What needs to be done >>
Copy only what lies from the line containing "Recreate this image as a Python" through the line containing "zorder=4, clip_on=False, label='Ingresos" in the entries below, keeping both end lines exact and dropping every picture.

◆ ◆ ◆

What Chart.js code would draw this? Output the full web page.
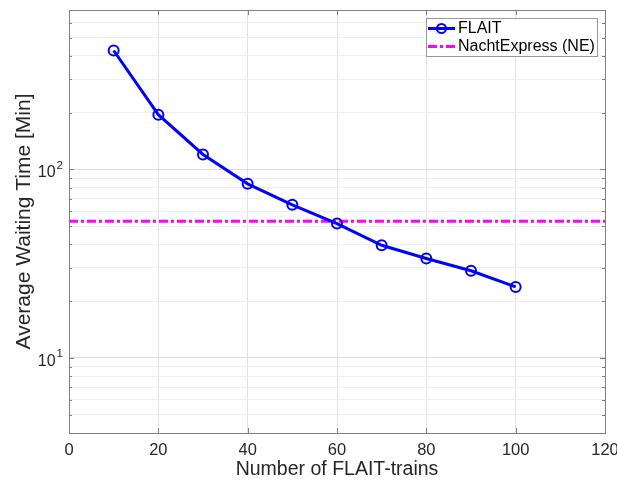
<!DOCTYPE html>
<html lang="en">
<head>
  <meta charset="UTF-8" />
  <title>Average Waiting Time</title>
  <script src="https://cdn.jsdelivr.net/npm/chart.js"></script>
  <style>
    body { margin: 0; background: #fff; }
    #grafico { display: block; }
  </style>
</head>
<body>
  <canvas id="grafico" width="617" height="482"></canvas>

<script>
  // data
  const trains = [10, 20, 30, 40, 50, 60, 70, 80, 90, 100];
  const flaitWait = [427, 195, 120, 83.8, 64.9, 51.6, 39.6, 33.7, 29.0, 23.8];
  const neWait = 53.1;
  const neRange = [0, 120];

  const xTicks = [0, 20, 40, 60, 80, 100, 120];
  const yMajor = [10, 100];
  const yMajorBase = ["10", "10"];
  const yMajorExp = ["1", "2"];
  const yMinor = [4, 5, 6, 7, 8, 9, 20, 30, 40, 50, 60, 70, 80, 90, 200, 300, 400, 500, 600, 700];

  const fonte = "'Liberation Sans', Arial, sans-serif";
  const corTexto = "#262626";
  const corEixo = "#7f7f7f";

  const yTicks = [...yMinor, ...yMajor].sort((a, b) => a - b);

  // box, inner tick marks, y labels with exponent and legend (matlab style)
  const moldura = {
    id: "moldura",
    afterDraw(chart) {
      const ctx = chart.ctx;
      const a = chart.chartArea;
      const sx = chart.scales.x;
      const sy = chart.scales.y;
      ctx.save();
      ctx.strokeStyle = corEixo;
      ctx.lineWidth = 1;
      ctx.beginPath();
      xTicks.forEach(v => {
        const px = Math.round(sx.getPixelForValue(v)) + 0.5;
        ctx.moveTo(px, a.bottom); ctx.lineTo(px, a.bottom - 5);
        ctx.moveTo(px, a.top); ctx.lineTo(px, a.top + 5);
      });
      yTicks.forEach(v => {
        const py = Math.round(sy.getPixelForValue(v)) + 0.5;
        const len = yMajor.includes(v) ? 5 : 3;
        ctx.moveTo(a.left, py); ctx.lineTo(a.left + len, py);
        ctx.moveTo(a.right, py); ctx.lineTo(a.right - len, py);
      });
      ctx.stroke();
      ctx.strokeRect(Math.round(a.left) + 0.5, Math.round(a.top) + 0.5,
        Math.round(a.right - a.left), Math.round(a.bottom - a.top));

      // y labels 10^n
      ctx.fillStyle = corTexto;
      ctx.textBaseline = "alphabetic";
      ctx.textAlign = "right";
      yMajor.forEach((v, i) => {
        const py = sy.getPixelForValue(v);
        ctx.font = "11.5px " + fonte;
        const we = ctx.measureText(yMajorExp[i]).width;
        const xr = a.left - 6;
        ctx.fillText(yMajorExp[i], xr, py - 0.5);
        ctx.font = "16px " + fonte;
        ctx.fillText(yMajorBase[i], xr - we - 1, py + 8);
      });
      ctx.textAlign = "left";

      // legend
      const lx = 426, ly = 18, lw = 171, lh = 38;
      ctx.fillStyle = "#fff";
      ctx.fillRect(lx, ly, lw, lh);
      ctx.strokeStyle = "#999";
      ctx.strokeRect(lx + 0.5, ly + 0.5, lw, lh);

      const ds = chart.data.datasets;
      const linhas = [ly + 10.5, ly + 28.5];
      ds.forEach((d, i) => {
        const yy = linhas[i];
        ctx.strokeStyle = d.borderColor;
        ctx.lineWidth = 3;
        ctx.setLineDash(d.borderDash || []);
        ctx.beginPath();
        ctx.moveTo(lx + 2, yy); ctx.lineTo(lx + 29, yy);
        ctx.stroke();
        ctx.setLineDash([]);
        if (d.pointRadius > 0) {
          ctx.lineWidth = 2;
          ctx.beginPath();
          ctx.arc(lx + 15.5, yy, 4.5, 0, Math.PI * 2);
          ctx.stroke();
        }
        ctx.fillStyle = "#000";
        ctx.font = "16px " + fonte;
        ctx.textBaseline = "middle";
        ctx.fillText(d.label, lx + 32, yy);
      });
      ctx.restore();
    }
  };

  new Chart(document.getElementById("grafico"), {
    type: "line",
    data: {
      datasets: [
        {
          label: "FLAIT",
          data: trains.map((t, i) => ({ x: t, y: flaitWait[i] })),
          borderColor: "#0000ff",
          borderWidth: 3,
          pointRadius: 5,
          pointHoverRadius: 5,
          pointBorderWidth: 2,
          pointBorderColor: "#0000ff",
          pointBackgroundColor: "rgba(0,0,0,0)",
          tension: 0
        },
        {
          label: "NachtExpress (NE)",
          data: neRange.map(t => ({ x: t, y: neWait })),
          borderColor: "#ff00ff",
          borderWidth: 3,
          borderDash: [9, 3, 3, 3],
          pointRadius: 0,
          tension: 0
        }
      ]
    },
    options: {
      responsive: false,
      devicePixelRatio: 1,
      animation: false,
      layout: { autoPadding: false, padding: { top: 10, right: 12, left: 0, bottom: 0 } },
      plugins: {
        legend: { display: false },
        tooltip: { enabled: false }
      },
      scales: {
        x: {
          type: "linear",
          min: 0,
          max: 120,
          afterBuildTicks: s => { s.ticks = xTicks.map(v => ({ value: v })); },
          afterFit: s => {
            s.height = 49;
            s.paddingLeft = 0;
            s.paddingRight = 0;
          },
          grid: { color: "#e3e3e3", drawTicks: false },
          border: { display: false },
          ticks: {
            color: corTexto,
            font: { family: fonte, size: 16.5 },
            padding: 8,
            maxRotation: 0
          },
          title: {
            display: true,
            text: "Number of FLAIT-trains",
            color: corTexto,
            font: { family: fonte, size: 19.5 },
            padding: { top: 0, bottom: 1 }
          }
        },
        y: {
          type: "logarithmic",
          min: 4,
          max: 700,
          afterBuildTicks: s => { s.ticks = yTicks.map(v => ({ value: v })); },
          afterFit: s => {
            s.width = 69;
            s.paddingTop = 0;
            s.paddingBottom = 0;
          },
          grid: {
            drawTicks: false,
            color: c => yMajor.includes(c.tick.value) ? "#dcdcdc" : "#efefef"
          },
          border: { display: false },
          ticks: { display: false },
          title: {
            display: true,
            text: "Average Waiting Time [Min]",
            color: corTexto,
            font: { family: fonte, size: 21 },
            padding: { top: 12, bottom: 0 }
          }
        }
      }
    },
    plugins: [moldura]
  });
</script>
</body>
</html>
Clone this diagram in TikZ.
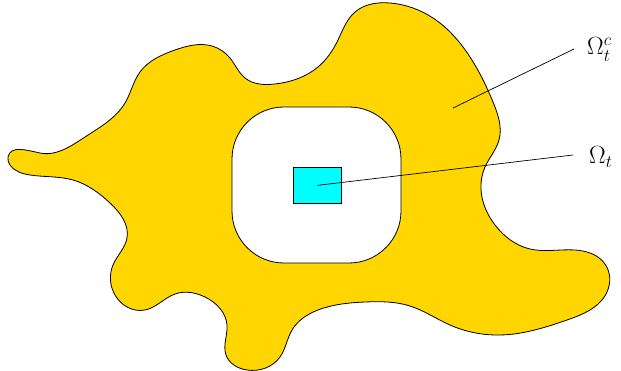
\documentclass[tikz,border=0pt]{standalone}
\usepackage{tikz}
\usetikzlibrary{hobby}
\definecolor{blobgold}{RGB}{255,214,0}
\definecolor{boxcyan}{RGB}{0,255,255}
\tikzset{
  outline/.style={draw=black, line width=0.8pt},
  leader/.style={draw=black, line width=0.7pt},
  lbl/.style={font=\fontsize{24}{28}\selectfont, anchor=base west, inner sep=0pt}
}
\begin{document}
\begin{tikzpicture}[x=1pt,y=-1pt]
\useasboundingbox (0,0) rectangle (621,371);
% outer domain
\filldraw[outline, fill=blobgold, use Hobby shortcut, closed=true]
 (8,157) .. (40,153) .. (85,137) .. (125,103) .. (140,72) .. (175,50)
 .. (212,46) .. (230,58) .. (245,78) .. (275,84) .. (318,67) .. (337,42)
 .. (355,12) .. (390,3) .. (433,18) .. (470,57) .. (493,102) .. (499,140)
 .. (485,167) .. (481,190) .. (495,225) .. (530,249) .. (575,250)
 .. (605,264) .. (607,292) .. (567,320) .. (500,335) .. (450,325)
 .. (410,306) .. (365,302) .. (318,310) .. (292,330) .. (280,357)
 .. (247,370) .. (226,355) .. (227,325) .. (205,297) .. (175,294)
 .. (145,310) .. (115,295) .. (113,265) .. (127,238) .. (110,203)
 .. (73,180) .. (30,175) .. (10,165);
% inner hole
\filldraw[outline, fill=white, rounded corners=52] (232,107) rectangle (401,263);
% small set
\node[outline, fill=boxcyan, minimum width=48.5pt, minimum height=36pt, inner sep=0pt, anchor=north west] (box) at (292.5,167) {};
\coordinate (cpt) at (453,108);
% labels
\node[lbl] (omc) at (587,55) {$\Omega_t^c$};
\node[lbl] (om) at (589,164) {$\Omega_t$};
\coordinate (omcend) at (574,49);
\coordinate (omend) at (573,155);
\draw[leader] (cpt) -- (omcend);
\draw[leader] (box.center) -- (omend);
\end{tikzpicture}
\end{document}
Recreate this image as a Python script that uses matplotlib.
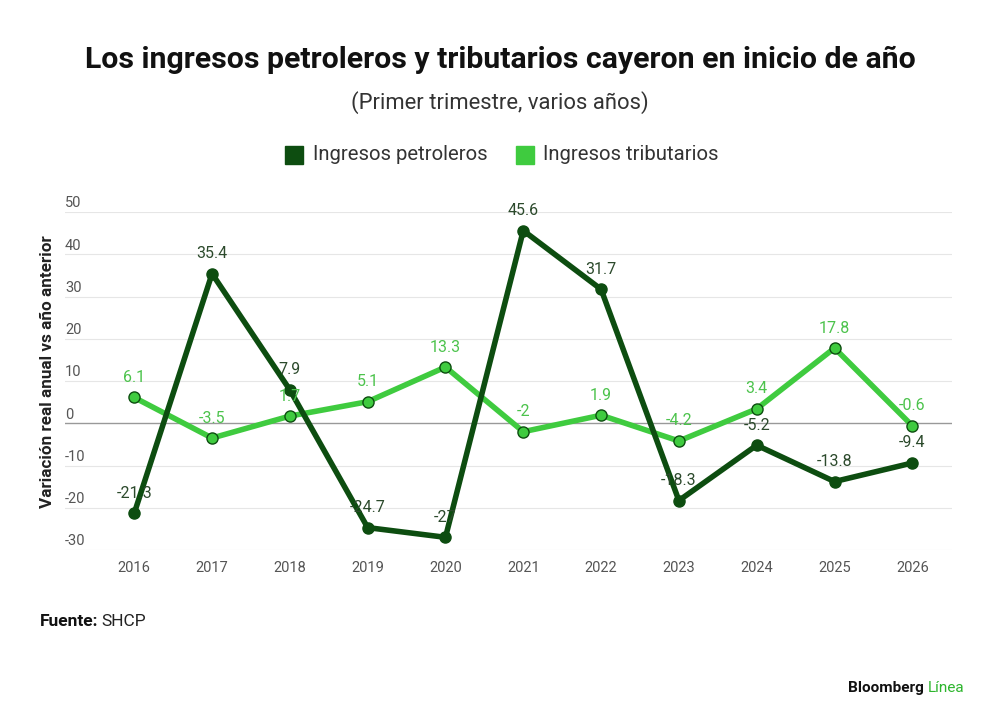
import numpy as np
import matplotlib.pyplot as plt

## Datos
anios = [2016, 2017, 2018, 2019, 2020, 2021, 2022, 2023, 2024, 2025, 2026]
petroleros = [-21.3, 35.4, 7.9, -24.7, -27, 45.6, 31.7, -18.3, -5.2, -13.8, -9.4]
tributarios = [6.1, -3.5, 1.7, 5.1, 13.3, -2, 1.9, -4.2, 3.4, 17.8, -0.6]
etiquetas_pet = ['-21.3', '35.4', '7.9', '-24.7', '-27', '45.6', '31.7', '-18.3', '-5.2', '-13.8', '-9.4']
etiquetas_trib = ['6.1', '-3.5', '1.7', '5.1', '13.3', '-2', '1.9', '-4.2', '3.4', '17.8', '-0.6']
yticks = [-30, -20, -10, 0, 10, 20, 30, 40, 50]

## Estilo
plt.rcParams['font.family'] = ['Roboto', 'DejaVu Sans']
c_osc = '#0d4d10'
c_cla = '#3fcb3f'
c_lab_osc = '#2c4a2c'
c_lab_cla = '#4cc34c'

fig = plt.figure(figsize=(10, 7.22), dpi=100)
ax = fig.add_axes([0.065, 1 - 550 / 722, 0.887, (550 - 212) / 722])
ax.set_xlim(2015.11, 2026.51)
ax.set_ylim(-30, 50)

# Rejilla y línea de cero
for v in yticks:
    ax.axhline(v, color='#999999' if v == 0 else '#e6e6e6',
               linewidth=1.0 if v == 0 else 0.8, zorder=1)
    ax.text(2015.11, v + 0.4, str(v), color='#555555', fontsize=10.5,
            ha='left', va='bottom')

ax.plot(anios, tributarios, color=c_cla, linewidth=4, marker='o', markersize=8,
        markerfacecolor=c_cla, markeredgecolor=c_osc, markeredgewidth=1.0,
        zorder=3, clip_on=False, label='Ingresos tributarios')
ax.plot(anios, petroleros, color=c_osc, linewidth=4, marker='o', markersize=8,
        markerfacecolor=c_osc, markeredgecolor=c_osc,
        zorder=4, clip_on=False, label='Ingresos petroleros')

for x, y, t in zip(anios, petroleros, etiquetas_pet):
    ax.annotate(t, (x, y), xytext=(0, 9), textcoords='offset points',
                ha='center', va='bottom', fontsize=11.5, color=c_lab_osc, zorder=6)
for x, y, t in zip(anios, tributarios, etiquetas_trib):
    ax.annotate(t, (x, y), xytext=(0, 9), textcoords='offset points',
                ha='center', va='bottom', fontsize=11.5, color=c_lab_cla, zorder=6)

ax.set_xticks(anios)
ax.set_xticklabels([str(a) for a in anios], color='#555555', fontsize=10.5)
ax.tick_params(axis='x', length=0, pad=8)
ax.set_yticks([])
for s in ax.spines.values():
    s.set_visible(False)
ax.patch.set_alpha(0)

fig.text(0.048, 1 - 372 / 722, 'Variación real anual vs año anterior', rotation=90,
         ha='center', va='center', fontsize=12.3, fontweight='bold', color='#222222')

## Títulos
fig.text(0.5, 1 - 60 / 722, 'Los ingresos petroleros y tributarios cayeron en inicio de año',
         ha='center', va='center', fontsize=21.8, fontweight='bold', color='#111111')
fig.text(0.5, 1 - 103 / 722, '(Primer trimestre, varios años)',
         ha='center', va='center', fontsize=15.8, color='#333333')

## Leyenda
fig.patches.append(plt.Rectangle((0.285, 1 - 164 / 722), 0.018, 18 / 722,
                                 transform=fig.transFigure, color=c_osc))
fig.text(0.313, 1 - 155 / 722, 'Ingresos petroleros', ha='left', va='center',
         fontsize=14.6, color='#333333')
fig.patches.append(plt.Rectangle((0.516, 1 - 164 / 722), 0.018, 18 / 722,
                                 transform=fig.transFigure, color=c_cla))
fig.text(0.543, 1 - 155 / 722, 'Ingresos tributarios', ha='left', va='center',
         fontsize=14.6, color='#333333')

## Pie
fig.text(0.040, 1 - 622 / 722, 'Fuente:', ha='left', va='center',
         fontsize=12.5, fontweight='bold', color='#111111')
fig.text(0.101, 1 - 622 / 722, 'SHCP', ha='left', va='center',
         fontsize=12.5, color='#222222')
fig.text(0.924, 1 - 688 / 722, 'Bloomberg', ha='right', va='center',
         fontsize=11, fontweight='bold', color='#111111')
fig.text(0.928, 1 - 688 / 722, 'Línea', ha='left', va='center',
         fontsize=11, color='#2db52d')

fig.savefig('out.png', dpi=100, facecolor='white')
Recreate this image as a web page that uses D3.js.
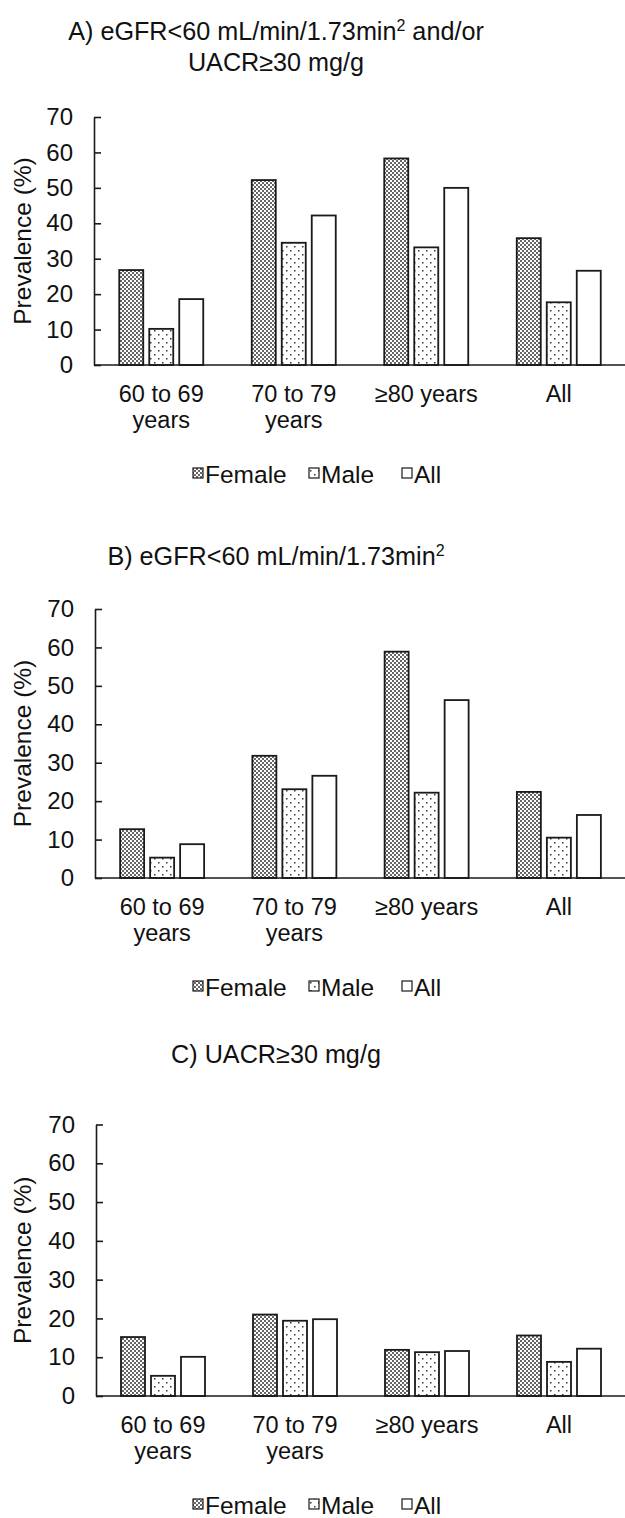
<!DOCTYPE html>
<html>
<head>
<meta charset="utf-8">
<script src="https://cdn.jsdelivr.net/npm/d3@7"></script>
<style>
  body { margin: 0; background: #fff; }
  svg { display: block; font-family: "Liberation Sans", Arial, sans-serif; }
</style>
</head>
<body>
<svg id="chart" width="625" height="1518"></svg>
<script>
'use strict';

var categories = ['60 to 69', '70 to 79', '≥80 years', 'All'];
var categoryLine2 = ['years', 'years', '', ''];
var seriesNames = ['Female', 'Male', 'All'];
var yTicks = [0, 10, 20, 30, 40, 50, 60, 70];

// A) eGFR<60 and/or UACR>=30
var aFemale = [26.8, 52.2, 58.3, 35.8];
var aMale = [10.2, 34.5, 33.2, 17.7];
var aAll = [18.6, 42.2, 50.0, 26.6];

// B) eGFR<60
var bFemale = [12.7, 31.8, 58.9, 22.4];
var bMale = [5.3, 23.1, 22.2, 10.5];
var bAll = [8.8, 26.6, 46.3, 16.4];

// C) UACR>=30
var cFemale = [15.2, 21.0, 11.9, 15.6];
var cMale = [5.2, 19.4, 11.3, 8.8];
var cAll = [10.1, 19.8, 11.6, 12.2];

var svg = d3.select('#chart');
var defs = svg.append('defs');

// female: fine checker, male: sparse staggered dots, all: plain white
var pf = defs.append('pattern').attr('id', 'pat-female')
  .attr('patternUnits', 'userSpaceOnUse').attr('width', 4).attr('height', 4);
pf.append('rect').attr('width', 4).attr('height', 4).attr('fill', '#fff');
pf.append('rect').attr('x', 0).attr('y', 0).attr('width', 2).attr('height', 2).attr('fill', '#666');
pf.append('rect').attr('x', 2).attr('y', 2).attr('width', 2).attr('height', 2).attr('fill', '#666');

var pm = defs.append('pattern').attr('id', 'pat-male')
  .attr('patternUnits', 'userSpaceOnUse').attr('width', 8).attr('height', 8);
pm.append('rect').attr('width', 8).attr('height', 8).attr('fill', '#fff');
pm.append('rect').attr('x', 2).attr('y', 2).attr('width', 1.5).attr('height', 1.5).attr('fill', '#333');
pm.append('rect').attr('x', 6).attr('y', 6).attr('width', 1.5).attr('height', 1.5).attr('fill', '#333');

var fills = ['url(#pat-female)', 'url(#pat-male)', '#fff'];

var panels = [
  { title: ['A) eGFR<60 mL/min/1.73min|2| and/or', 'UACR≥30 mg/g'], titleY: 40,
    left: 94, top: 117, bottom: 365, values: [aFemale, aMale, aAll] },
  { title: ['B) eGFR<60 mL/min/1.73min|2|'], titleY: 565,
    left: 95, top: 609, bottom: 878, values: [bFemale, bMale, bAll] },
  { title: ['C) UACR≥30 mg/g'], titleY: 1063,
    left: 96, top: 1124.5, bottom: 1396, values: [cFemale, cMale, cAll] }
];

function drawTitle(g, lines, y) {
  lines.forEach(function(line, i) {
    var parts = line.split('|');
    var t = g.append('text')
      .attr('x', 276).attr('y', y + i * 31)
      .attr('text-anchor', 'middle')
      .attr('font-size', 25.2).attr('fill', '#111');
    t.append('tspan').text(parts[0]);
    if (parts.length > 1) {
      t.append('tspan').attr('dy', -9).attr('font-size', 16).text(parts[1]);
      t.append('tspan').attr('dy', 9).text(parts[2]);
    }
  });
}

panels.forEach(function(p) {
  var g = svg.append('g');
  drawTitle(g, p.title, p.titleY);

  var right = 625;
  var x = d3.scaleBand().domain(categories).range([p.left + 1, right]).padding(0);
  var xs = d3.scaleBand().domain(seriesNames).range([-42, 42]).paddingInner(0.2).paddingOuter(0);
  var y = d3.scaleLinear().domain([0, 70]).range([p.bottom, p.top]);

  // bars
  p.values.forEach(function(vals, si) {
    g.selectAll(null)
      .data(vals)
      .enter().append('rect')
      .attr('x', function(d, i) { return x(categories[i]) + x.bandwidth() / 2 + xs(seriesNames[si]); })
      .attr('y', function(d) { return y(d); })
      .attr('width', xs.bandwidth())
      .attr('height', function(d) { return y(0) - y(d); })
      .attr('fill', fills[si])
      .attr('stroke', '#1a1a1a')
      .attr('stroke-width', 1.8);
  });

  // y axis
  var yAxis = d3.axisLeft(y).tickValues(yTicks).tickSizeInner(-7).tickSizeOuter(0).tickPadding(21);
  var ya = g.append('g').attr('transform', 'translate(' + p.left + ',0)').call(yAxis);
  ya.select('.domain').attr('stroke', '#1a1a1a').attr('stroke-width', 1.6);
  ya.selectAll('.tick line').attr('stroke', '#1a1a1a').attr('stroke-width', 1.6);
  ya.selectAll('.tick text').attr('font-size', 24).attr('fill', '#111')
    .attr('font-family', '"Liberation Sans", Arial, sans-serif');

  // x axis line
  var xAxis = d3.axisBottom(x).tickSize(0).tickFormat('');
  var xa = g.append('g').attr('transform', 'translate(0,' + p.bottom + ')').call(xAxis);
  xa.select('.domain').attr('stroke', '#1a1a1a').attr('stroke-width', 1.6)
    .attr('d', 'M' + p.left + ',0H' + right);

  // category labels
  categories.forEach(function(c, i) {
    var cx = x(c) + x.bandwidth() / 2;
    g.append('text').attr('x', cx).attr('y', p.bottom + 37)
      .attr('text-anchor', 'middle').attr('font-size', 23.5).attr('fill', '#111').text(c);
    if (categoryLine2[i]) {
      g.append('text').attr('x', cx).attr('y', p.bottom + 63)
        .attr('text-anchor', 'middle').attr('font-size', 23.5).attr('fill', '#111').text(categoryLine2[i]);
    }
  });

  // y label
  g.append('text')
    .attr('transform', 'translate(31,' + ((p.top + p.bottom) / 2) + ') rotate(-90)')
    .attr('text-anchor', 'middle').attr('font-size', 24.5).attr('fill', '#111')
    .text('Prevalence (%)');

  // legend
  var legX = [193, 309, 402];
  var ly = p.bottom + 118;
  seriesNames.forEach(function(s, i) {
    g.append('rect').attr('x', legX[i]).attr('y', ly - 15).attr('width', 10).attr('height', 10)
      .attr('fill', fills[i]).attr('stroke', '#1a1a1a').attr('stroke-width', 1.2);
    g.append('text').attr('x', legX[i] + 12).attr('y', ly)
      .attr('font-size', 24.5).attr('fill', '#111').text(s);
  });
});
</script>
</body>
</html>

◆ ◆ ◆

Answer to the problem >>
Recreate this image as a Python script that uses matplotlib.
import numpy as np
import matplotlib.pyplot as plt

## Datos
anios = [2016, 2017, 2018, 2019, 2020, 2021, 2022, 2023, 2024, 2025, 2026]
petroleros = [-21.3, 35.4, 7.9, -24.7, -27, 45.6, 31.7, -18.3, -5.2, -13.8, -9.4]
tributarios = [6.1, -3.5, 1.7, 5.1, 13.3, -2, 1.9, -4.2, 3.4, 17.8, -0.6]
etiquetas_pet = ['-21.3', '35.4', '7.9', '-24.7', '-27', '45.6', '31.7', '-18.3', '-5.2', '-13.8', '-9.4']
etiquetas_trib = ['6.1', '-3.5', '1.7', '5.1', '13.3', '-2', '1.9', '-4.2', '3.4', '17.8', '-0.6']
yticks = [-30, -20, -10, 0, 10, 20, 30, 40, 50]

## Estilo
plt.rcParams['font.family'] = ['Roboto', 'DejaVu Sans']
c_osc = '#0d4d10'
c_cla = '#3fcb3f'
c_lab_osc = '#2c4a2c'
c_lab_cla = '#4cc34c'

fig = plt.figure(figsize=(10, 7.22), dpi=100)
ax = fig.add_axes([0.065, 1 - 550 / 722, 0.887, (550 - 212) / 722])
ax.set_xlim(2015.11, 2026.51)
ax.set_ylim(-30, 50)

# Rejilla y línea de cero
for v in yticks:
    ax.axhline(v, color='#999999' if v == 0 else '#e6e6e6',
               linewidth=1.0 if v == 0 else 0.8, zorder=1)
    ax.text(2015.11, v + 0.4, str(v), color='#555555', fontsize=10.5,
            ha='left', va='bottom')

ax.plot(anios, tributarios, color=c_cla, linewidth=4, marker='o', markersize=8,
        markerfacecolor=c_cla, markeredgecolor=c_osc, markeredgewidth=1.0,
        zorder=3, clip_on=False, label='Ingresos tributarios')
ax.plot(anios, petroleros, color=c_osc, linewidth=4, marker='o', markersize=8,
        markerfacecolor=c_osc, markeredgecolor=c_osc,
        zorder=4, clip_on=False, label='Ingresos petroleros')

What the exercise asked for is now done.